Copy nothing but the part that opens with the line containing "What Chart.js code" and closes with the line containing "const otherRevenue = [2.08, 0];". Do not include pictures.

### THE RECORDS:
* start *

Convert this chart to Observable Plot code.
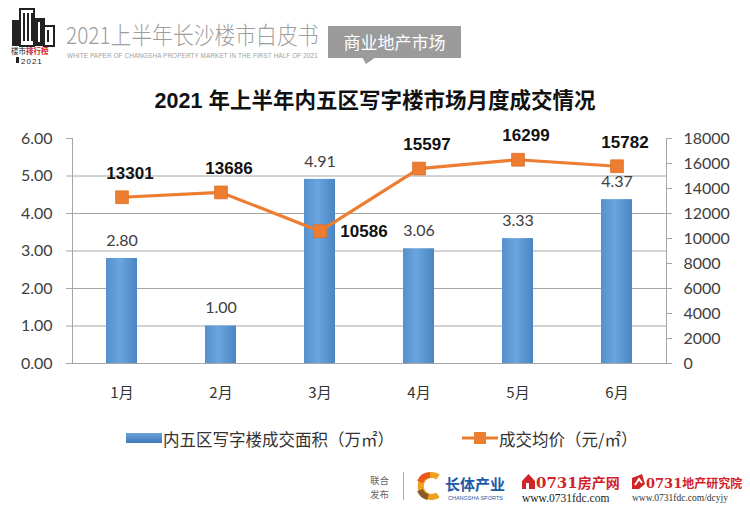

* end *
* start *

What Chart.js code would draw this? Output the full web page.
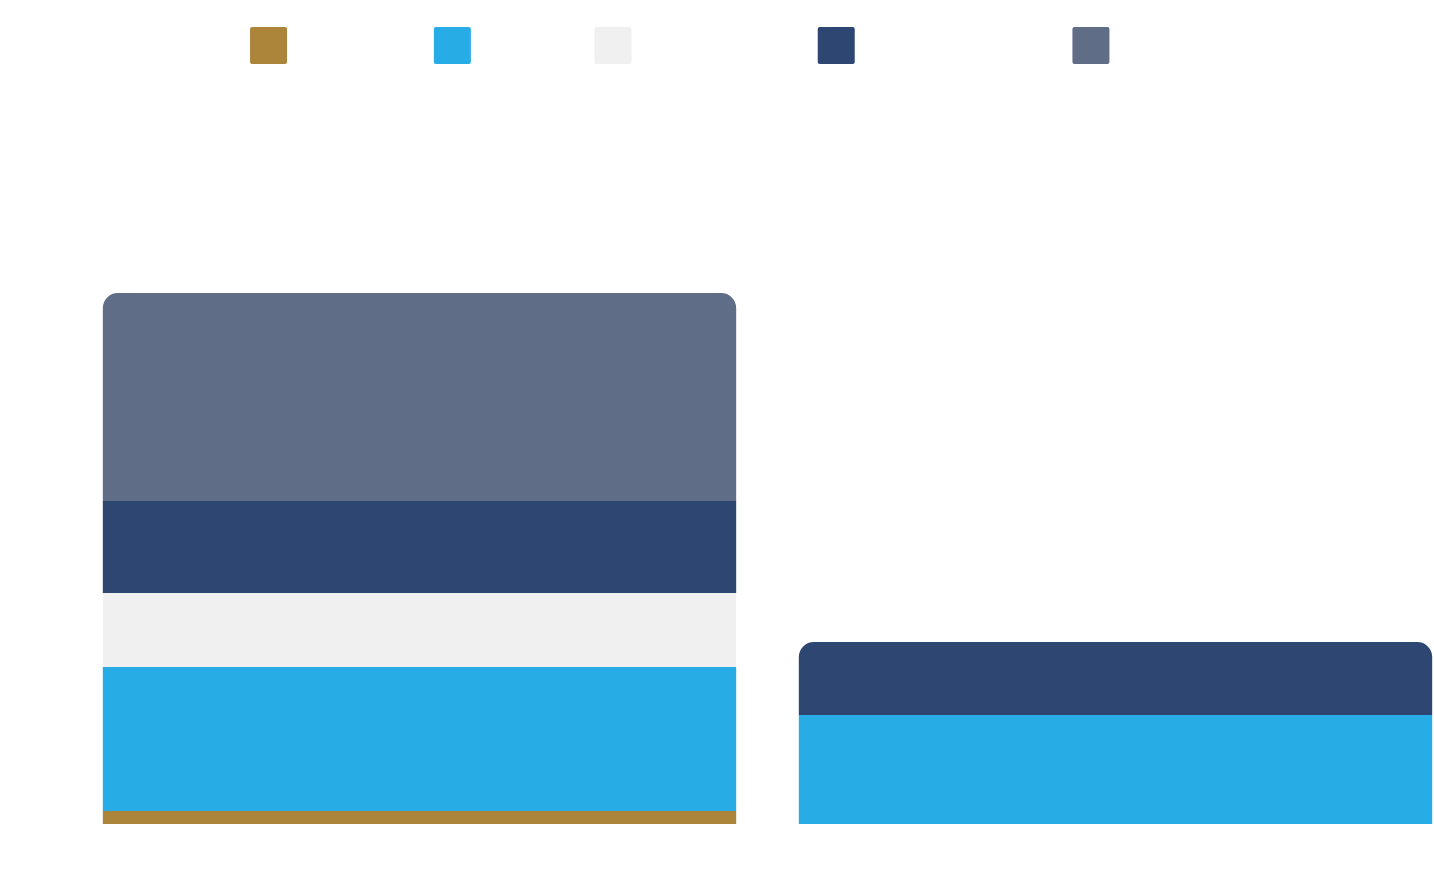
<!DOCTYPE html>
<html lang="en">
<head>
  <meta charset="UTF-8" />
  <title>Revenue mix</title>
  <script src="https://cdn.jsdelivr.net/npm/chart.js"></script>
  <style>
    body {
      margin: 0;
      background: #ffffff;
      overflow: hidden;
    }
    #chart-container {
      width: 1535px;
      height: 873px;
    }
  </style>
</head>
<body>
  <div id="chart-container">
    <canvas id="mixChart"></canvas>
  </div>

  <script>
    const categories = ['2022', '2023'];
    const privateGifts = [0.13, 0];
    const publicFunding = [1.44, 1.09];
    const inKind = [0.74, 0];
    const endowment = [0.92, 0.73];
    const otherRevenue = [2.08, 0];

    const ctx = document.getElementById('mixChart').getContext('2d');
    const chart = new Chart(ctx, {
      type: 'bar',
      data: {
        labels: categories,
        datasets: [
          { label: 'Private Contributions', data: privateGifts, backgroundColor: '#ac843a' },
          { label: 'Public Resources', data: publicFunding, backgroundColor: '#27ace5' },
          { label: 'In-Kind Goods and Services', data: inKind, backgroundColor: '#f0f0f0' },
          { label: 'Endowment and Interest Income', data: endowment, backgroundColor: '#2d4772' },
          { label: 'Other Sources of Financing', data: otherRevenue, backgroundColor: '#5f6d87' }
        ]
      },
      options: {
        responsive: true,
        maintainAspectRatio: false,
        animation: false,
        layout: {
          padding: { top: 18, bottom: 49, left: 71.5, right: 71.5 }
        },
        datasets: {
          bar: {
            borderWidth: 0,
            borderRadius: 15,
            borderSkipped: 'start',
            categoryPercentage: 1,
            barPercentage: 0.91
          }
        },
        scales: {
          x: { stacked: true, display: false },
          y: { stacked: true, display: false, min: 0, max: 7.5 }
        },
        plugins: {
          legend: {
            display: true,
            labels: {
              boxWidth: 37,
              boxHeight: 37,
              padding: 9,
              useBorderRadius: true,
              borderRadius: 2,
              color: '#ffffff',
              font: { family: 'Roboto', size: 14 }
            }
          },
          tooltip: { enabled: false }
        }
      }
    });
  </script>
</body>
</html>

* end *

### SOLUTION FOR THIS PROBLEM:
What Chart.js code would draw this? Output the full web page.
<!DOCTYPE html>
<html lang="en">
<head>
  <meta charset="UTF-8" />
  <title>Revenue mix</title>
  <script src="https://cdn.jsdelivr.net/npm/chart.js"></script>
  <style>
    body {
      margin: 0;
      background: #ffffff;
      overflow: hidden;
    }
    #chart-container {
      width: 1535px;
      height: 873px;
    }
  </style>
</head>
<body>
  <div id="chart-container">
    <canvas id="mixChart"></canvas>
  </div>

  <script>
    const categories = ['2022', '2023'];
    const privateGifts = [0.13, 0];
    const publicFunding = [1.44, 1.09];
    const inKind = [0.74, 0];
    const endowment = [0.92, 0.73];
    const otherRevenue = [2.08, 0];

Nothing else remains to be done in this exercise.